Work to be completed ▸ Reproduce the listing below exactly, beginning with its first line and ending with the line that holds "import plotly.graph_objects as go"; pictures are not part of the copy.

Plotting code records ▸
######

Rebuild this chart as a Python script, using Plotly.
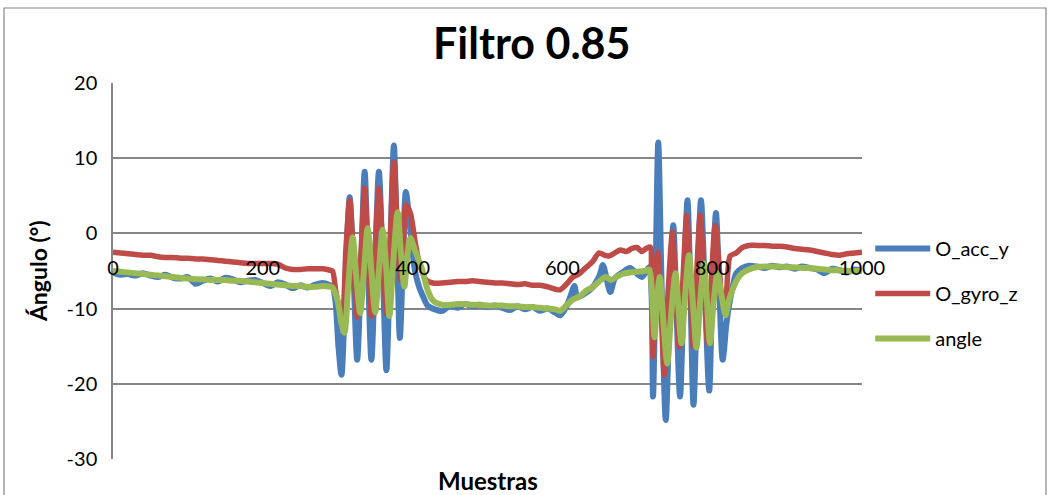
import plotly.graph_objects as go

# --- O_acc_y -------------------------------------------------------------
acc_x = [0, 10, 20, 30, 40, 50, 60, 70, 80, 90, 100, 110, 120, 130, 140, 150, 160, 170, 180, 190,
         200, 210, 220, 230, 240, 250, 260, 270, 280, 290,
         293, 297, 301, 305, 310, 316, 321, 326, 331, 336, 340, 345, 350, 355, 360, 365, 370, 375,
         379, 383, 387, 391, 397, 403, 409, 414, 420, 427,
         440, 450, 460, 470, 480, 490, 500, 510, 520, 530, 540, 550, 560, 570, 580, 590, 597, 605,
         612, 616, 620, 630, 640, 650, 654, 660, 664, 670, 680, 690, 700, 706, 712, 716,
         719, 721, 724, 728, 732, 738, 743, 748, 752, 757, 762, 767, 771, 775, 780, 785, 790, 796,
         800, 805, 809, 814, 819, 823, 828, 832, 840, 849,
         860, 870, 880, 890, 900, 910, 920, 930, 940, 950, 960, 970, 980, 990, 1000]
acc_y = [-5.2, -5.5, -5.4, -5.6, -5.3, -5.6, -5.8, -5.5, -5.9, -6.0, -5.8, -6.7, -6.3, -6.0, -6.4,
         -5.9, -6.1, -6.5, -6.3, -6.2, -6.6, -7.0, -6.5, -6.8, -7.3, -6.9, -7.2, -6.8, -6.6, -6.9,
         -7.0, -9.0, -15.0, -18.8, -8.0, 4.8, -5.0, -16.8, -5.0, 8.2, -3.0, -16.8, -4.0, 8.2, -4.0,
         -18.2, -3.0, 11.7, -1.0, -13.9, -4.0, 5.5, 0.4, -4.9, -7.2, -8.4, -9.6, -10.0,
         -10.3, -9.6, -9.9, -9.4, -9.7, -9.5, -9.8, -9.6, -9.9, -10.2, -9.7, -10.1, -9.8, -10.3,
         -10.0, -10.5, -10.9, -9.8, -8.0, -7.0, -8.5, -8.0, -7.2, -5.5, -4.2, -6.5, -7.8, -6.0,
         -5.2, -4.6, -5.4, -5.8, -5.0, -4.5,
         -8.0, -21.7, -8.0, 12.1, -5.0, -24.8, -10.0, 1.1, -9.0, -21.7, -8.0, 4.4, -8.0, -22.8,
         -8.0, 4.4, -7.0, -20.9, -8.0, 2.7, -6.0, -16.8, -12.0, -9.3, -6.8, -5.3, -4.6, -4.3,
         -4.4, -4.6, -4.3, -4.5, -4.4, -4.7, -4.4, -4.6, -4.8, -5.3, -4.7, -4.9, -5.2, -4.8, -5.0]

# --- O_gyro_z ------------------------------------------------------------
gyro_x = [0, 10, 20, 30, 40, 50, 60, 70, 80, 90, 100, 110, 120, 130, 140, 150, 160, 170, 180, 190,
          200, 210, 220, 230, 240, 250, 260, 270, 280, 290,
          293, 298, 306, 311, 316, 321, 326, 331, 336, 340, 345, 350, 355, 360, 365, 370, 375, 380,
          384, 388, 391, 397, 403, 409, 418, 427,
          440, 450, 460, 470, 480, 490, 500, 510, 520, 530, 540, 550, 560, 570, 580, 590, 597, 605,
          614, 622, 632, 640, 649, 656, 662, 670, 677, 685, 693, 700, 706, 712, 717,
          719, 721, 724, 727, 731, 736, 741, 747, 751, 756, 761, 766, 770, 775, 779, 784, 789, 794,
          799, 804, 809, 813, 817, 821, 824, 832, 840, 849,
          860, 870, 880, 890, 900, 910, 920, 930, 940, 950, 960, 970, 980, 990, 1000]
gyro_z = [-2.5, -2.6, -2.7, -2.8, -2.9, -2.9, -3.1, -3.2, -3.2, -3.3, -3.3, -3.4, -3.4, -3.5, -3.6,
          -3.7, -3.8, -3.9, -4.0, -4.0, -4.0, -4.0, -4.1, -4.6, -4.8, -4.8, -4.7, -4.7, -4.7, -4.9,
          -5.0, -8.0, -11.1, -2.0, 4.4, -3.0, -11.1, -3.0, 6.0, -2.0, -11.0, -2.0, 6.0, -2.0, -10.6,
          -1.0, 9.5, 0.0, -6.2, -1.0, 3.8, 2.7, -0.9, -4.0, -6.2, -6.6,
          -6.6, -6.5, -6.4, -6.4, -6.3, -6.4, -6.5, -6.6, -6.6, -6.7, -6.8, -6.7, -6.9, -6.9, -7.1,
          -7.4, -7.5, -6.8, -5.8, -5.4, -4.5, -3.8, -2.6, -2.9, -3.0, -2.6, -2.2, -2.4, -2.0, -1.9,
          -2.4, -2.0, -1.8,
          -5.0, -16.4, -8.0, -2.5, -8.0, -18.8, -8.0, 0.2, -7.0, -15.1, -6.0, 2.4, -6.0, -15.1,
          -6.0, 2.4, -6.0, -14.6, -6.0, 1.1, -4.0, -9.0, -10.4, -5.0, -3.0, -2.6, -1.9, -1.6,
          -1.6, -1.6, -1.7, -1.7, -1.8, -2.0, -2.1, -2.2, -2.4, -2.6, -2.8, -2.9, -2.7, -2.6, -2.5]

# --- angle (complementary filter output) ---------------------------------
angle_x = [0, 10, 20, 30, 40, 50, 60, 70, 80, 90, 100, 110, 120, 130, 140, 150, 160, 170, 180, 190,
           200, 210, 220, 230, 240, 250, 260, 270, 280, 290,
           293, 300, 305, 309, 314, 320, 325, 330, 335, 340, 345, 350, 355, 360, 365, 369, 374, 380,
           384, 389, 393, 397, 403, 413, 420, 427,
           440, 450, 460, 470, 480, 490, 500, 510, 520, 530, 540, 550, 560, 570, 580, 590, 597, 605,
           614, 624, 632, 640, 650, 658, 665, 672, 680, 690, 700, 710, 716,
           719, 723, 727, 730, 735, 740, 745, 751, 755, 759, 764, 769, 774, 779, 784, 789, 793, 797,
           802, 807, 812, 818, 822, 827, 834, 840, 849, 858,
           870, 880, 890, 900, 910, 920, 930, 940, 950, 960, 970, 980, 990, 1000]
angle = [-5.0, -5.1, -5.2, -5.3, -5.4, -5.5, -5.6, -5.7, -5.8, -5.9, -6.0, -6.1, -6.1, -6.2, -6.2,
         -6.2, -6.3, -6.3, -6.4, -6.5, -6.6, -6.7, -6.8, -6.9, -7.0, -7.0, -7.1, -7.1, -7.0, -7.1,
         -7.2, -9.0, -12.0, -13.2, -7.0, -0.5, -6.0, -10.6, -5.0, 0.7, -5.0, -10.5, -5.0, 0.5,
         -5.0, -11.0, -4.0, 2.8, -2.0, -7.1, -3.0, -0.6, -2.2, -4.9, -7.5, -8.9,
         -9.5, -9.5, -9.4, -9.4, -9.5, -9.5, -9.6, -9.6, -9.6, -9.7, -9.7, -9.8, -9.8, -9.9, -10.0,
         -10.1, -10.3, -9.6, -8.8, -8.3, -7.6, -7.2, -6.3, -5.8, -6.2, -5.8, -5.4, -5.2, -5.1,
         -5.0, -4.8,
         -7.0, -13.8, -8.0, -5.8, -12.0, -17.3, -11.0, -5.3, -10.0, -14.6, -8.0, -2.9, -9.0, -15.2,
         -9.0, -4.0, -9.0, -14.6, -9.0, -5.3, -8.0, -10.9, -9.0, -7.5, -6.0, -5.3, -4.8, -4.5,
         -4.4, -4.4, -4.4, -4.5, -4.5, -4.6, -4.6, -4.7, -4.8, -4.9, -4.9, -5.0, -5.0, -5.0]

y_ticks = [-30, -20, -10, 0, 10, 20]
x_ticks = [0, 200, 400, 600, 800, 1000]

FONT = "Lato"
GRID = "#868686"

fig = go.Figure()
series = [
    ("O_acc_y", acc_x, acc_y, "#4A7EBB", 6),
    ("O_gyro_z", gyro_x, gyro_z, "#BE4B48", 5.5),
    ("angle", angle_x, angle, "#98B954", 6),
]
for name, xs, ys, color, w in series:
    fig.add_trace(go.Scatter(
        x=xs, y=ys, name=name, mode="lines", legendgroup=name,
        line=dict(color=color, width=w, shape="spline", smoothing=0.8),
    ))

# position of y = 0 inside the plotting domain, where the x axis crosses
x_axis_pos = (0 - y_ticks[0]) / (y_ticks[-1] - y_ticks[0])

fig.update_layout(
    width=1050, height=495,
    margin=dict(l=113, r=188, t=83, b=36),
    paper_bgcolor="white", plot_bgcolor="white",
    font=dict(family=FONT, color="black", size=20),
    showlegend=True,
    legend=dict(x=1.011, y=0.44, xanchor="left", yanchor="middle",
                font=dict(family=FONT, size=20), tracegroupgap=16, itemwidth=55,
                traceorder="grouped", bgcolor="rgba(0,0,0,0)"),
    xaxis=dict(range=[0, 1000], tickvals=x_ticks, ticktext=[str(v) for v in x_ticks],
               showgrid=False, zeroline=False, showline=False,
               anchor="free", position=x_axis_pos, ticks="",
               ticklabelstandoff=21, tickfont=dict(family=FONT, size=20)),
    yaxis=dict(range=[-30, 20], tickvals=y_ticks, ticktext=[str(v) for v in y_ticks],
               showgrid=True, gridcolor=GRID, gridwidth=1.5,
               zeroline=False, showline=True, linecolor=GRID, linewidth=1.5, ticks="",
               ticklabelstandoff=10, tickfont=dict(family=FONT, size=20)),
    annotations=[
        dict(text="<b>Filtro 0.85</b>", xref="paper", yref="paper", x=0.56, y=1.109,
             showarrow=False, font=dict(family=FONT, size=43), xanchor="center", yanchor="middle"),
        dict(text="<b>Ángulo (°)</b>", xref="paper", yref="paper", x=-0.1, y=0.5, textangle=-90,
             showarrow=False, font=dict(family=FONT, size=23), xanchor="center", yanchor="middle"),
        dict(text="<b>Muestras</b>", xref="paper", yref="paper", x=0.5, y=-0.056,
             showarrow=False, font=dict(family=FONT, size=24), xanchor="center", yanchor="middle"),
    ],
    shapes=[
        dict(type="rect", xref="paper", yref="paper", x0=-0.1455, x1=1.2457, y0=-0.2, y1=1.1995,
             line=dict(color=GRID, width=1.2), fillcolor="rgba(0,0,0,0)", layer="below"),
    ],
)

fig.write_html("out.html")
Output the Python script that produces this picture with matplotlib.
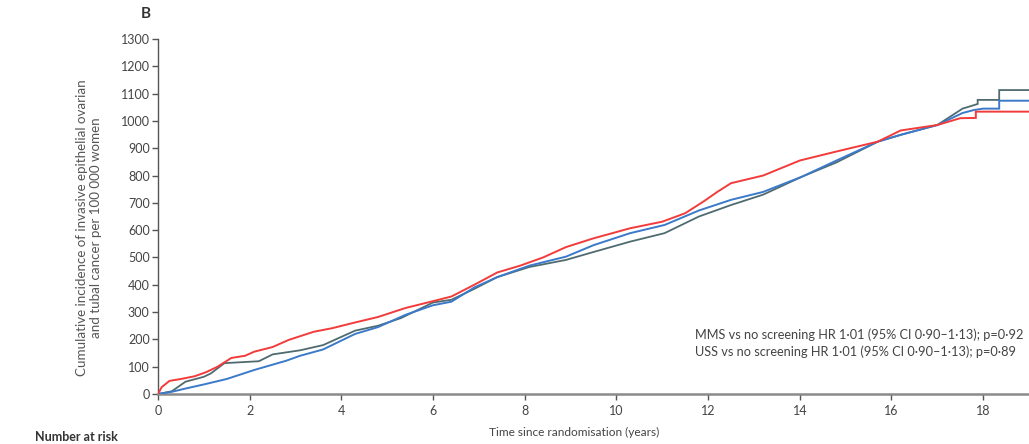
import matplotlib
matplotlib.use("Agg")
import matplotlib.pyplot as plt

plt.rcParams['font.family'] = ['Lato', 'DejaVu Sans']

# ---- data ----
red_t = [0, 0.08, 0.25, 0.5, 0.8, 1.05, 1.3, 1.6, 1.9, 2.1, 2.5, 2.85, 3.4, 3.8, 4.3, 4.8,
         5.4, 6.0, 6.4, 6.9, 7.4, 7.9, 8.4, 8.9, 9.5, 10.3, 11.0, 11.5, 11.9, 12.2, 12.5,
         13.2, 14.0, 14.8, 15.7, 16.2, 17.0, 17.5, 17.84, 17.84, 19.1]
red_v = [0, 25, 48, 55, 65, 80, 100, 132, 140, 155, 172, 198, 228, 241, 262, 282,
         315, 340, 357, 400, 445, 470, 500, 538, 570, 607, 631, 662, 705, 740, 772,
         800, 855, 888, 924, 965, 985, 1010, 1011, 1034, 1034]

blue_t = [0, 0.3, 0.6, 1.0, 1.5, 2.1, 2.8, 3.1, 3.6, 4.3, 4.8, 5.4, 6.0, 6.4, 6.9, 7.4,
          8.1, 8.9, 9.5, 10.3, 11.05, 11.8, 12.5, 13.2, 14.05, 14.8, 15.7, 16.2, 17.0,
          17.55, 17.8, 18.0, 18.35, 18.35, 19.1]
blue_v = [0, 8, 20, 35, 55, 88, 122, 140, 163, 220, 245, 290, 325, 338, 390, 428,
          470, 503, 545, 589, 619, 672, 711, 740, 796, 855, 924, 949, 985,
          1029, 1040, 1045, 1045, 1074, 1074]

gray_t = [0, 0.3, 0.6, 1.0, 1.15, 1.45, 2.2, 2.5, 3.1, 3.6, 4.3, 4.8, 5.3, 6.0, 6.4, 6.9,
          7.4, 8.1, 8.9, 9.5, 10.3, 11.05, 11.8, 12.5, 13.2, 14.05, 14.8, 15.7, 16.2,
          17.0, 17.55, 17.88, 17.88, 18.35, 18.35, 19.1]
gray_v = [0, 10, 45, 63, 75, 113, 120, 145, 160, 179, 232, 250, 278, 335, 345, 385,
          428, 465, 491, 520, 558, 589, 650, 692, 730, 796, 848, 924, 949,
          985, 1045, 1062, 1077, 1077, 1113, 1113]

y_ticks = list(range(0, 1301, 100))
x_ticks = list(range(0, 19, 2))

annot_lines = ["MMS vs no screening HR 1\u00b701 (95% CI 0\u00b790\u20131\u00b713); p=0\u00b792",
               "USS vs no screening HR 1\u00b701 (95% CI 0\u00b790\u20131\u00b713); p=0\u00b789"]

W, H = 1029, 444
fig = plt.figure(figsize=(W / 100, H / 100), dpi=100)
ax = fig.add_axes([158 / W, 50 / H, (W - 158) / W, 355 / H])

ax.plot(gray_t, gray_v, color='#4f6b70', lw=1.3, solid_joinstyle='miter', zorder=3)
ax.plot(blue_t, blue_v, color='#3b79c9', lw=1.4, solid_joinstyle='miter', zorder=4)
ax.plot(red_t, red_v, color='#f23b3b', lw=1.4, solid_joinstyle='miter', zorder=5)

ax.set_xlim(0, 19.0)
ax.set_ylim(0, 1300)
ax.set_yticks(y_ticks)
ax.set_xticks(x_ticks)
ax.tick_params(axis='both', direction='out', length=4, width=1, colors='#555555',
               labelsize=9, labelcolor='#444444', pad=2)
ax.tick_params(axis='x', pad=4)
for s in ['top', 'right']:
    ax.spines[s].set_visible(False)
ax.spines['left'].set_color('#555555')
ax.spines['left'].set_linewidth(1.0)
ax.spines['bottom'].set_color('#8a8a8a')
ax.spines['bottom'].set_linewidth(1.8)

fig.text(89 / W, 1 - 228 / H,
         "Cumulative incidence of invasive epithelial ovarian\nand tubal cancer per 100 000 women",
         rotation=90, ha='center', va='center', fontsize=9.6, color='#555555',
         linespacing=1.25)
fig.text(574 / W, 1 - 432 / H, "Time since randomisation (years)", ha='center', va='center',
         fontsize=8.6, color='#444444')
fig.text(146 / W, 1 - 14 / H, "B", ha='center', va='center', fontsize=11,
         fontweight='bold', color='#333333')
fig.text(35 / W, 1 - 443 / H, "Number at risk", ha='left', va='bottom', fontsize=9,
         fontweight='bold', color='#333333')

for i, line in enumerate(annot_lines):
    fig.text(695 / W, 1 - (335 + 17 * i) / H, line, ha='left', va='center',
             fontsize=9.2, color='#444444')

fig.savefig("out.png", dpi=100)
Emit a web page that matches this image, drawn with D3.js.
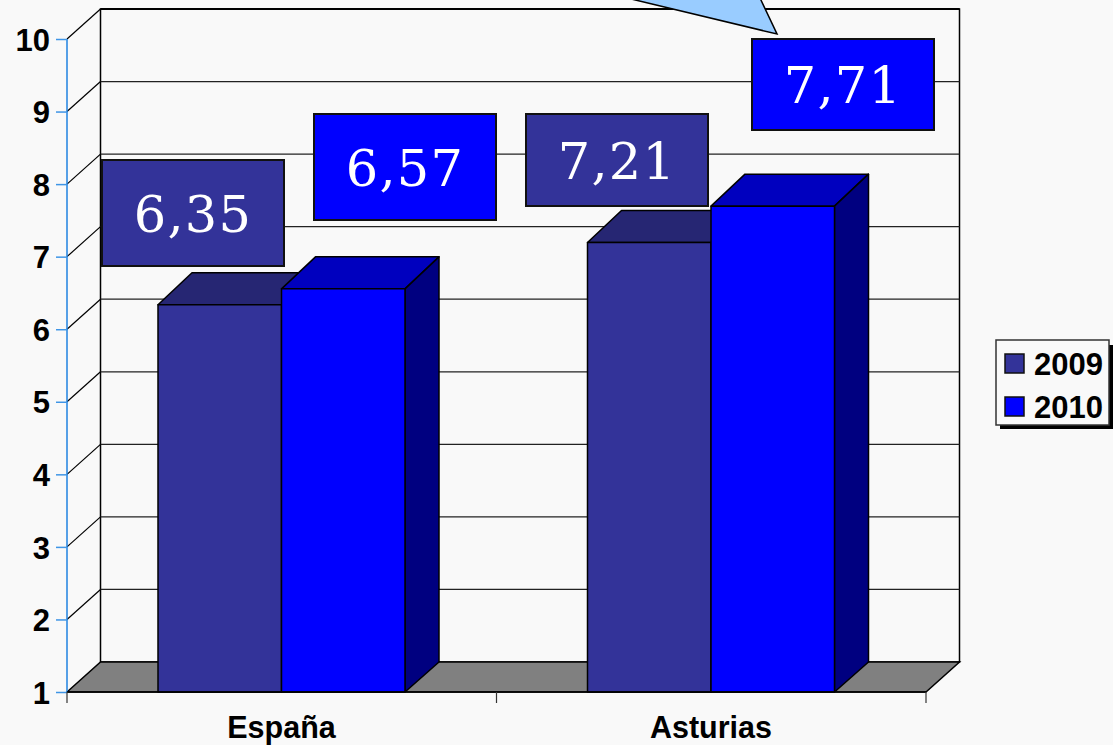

######

Exercise result ▸
Rebuild this chart as a Python script, using Plotly.
import plotly.graph_objects as go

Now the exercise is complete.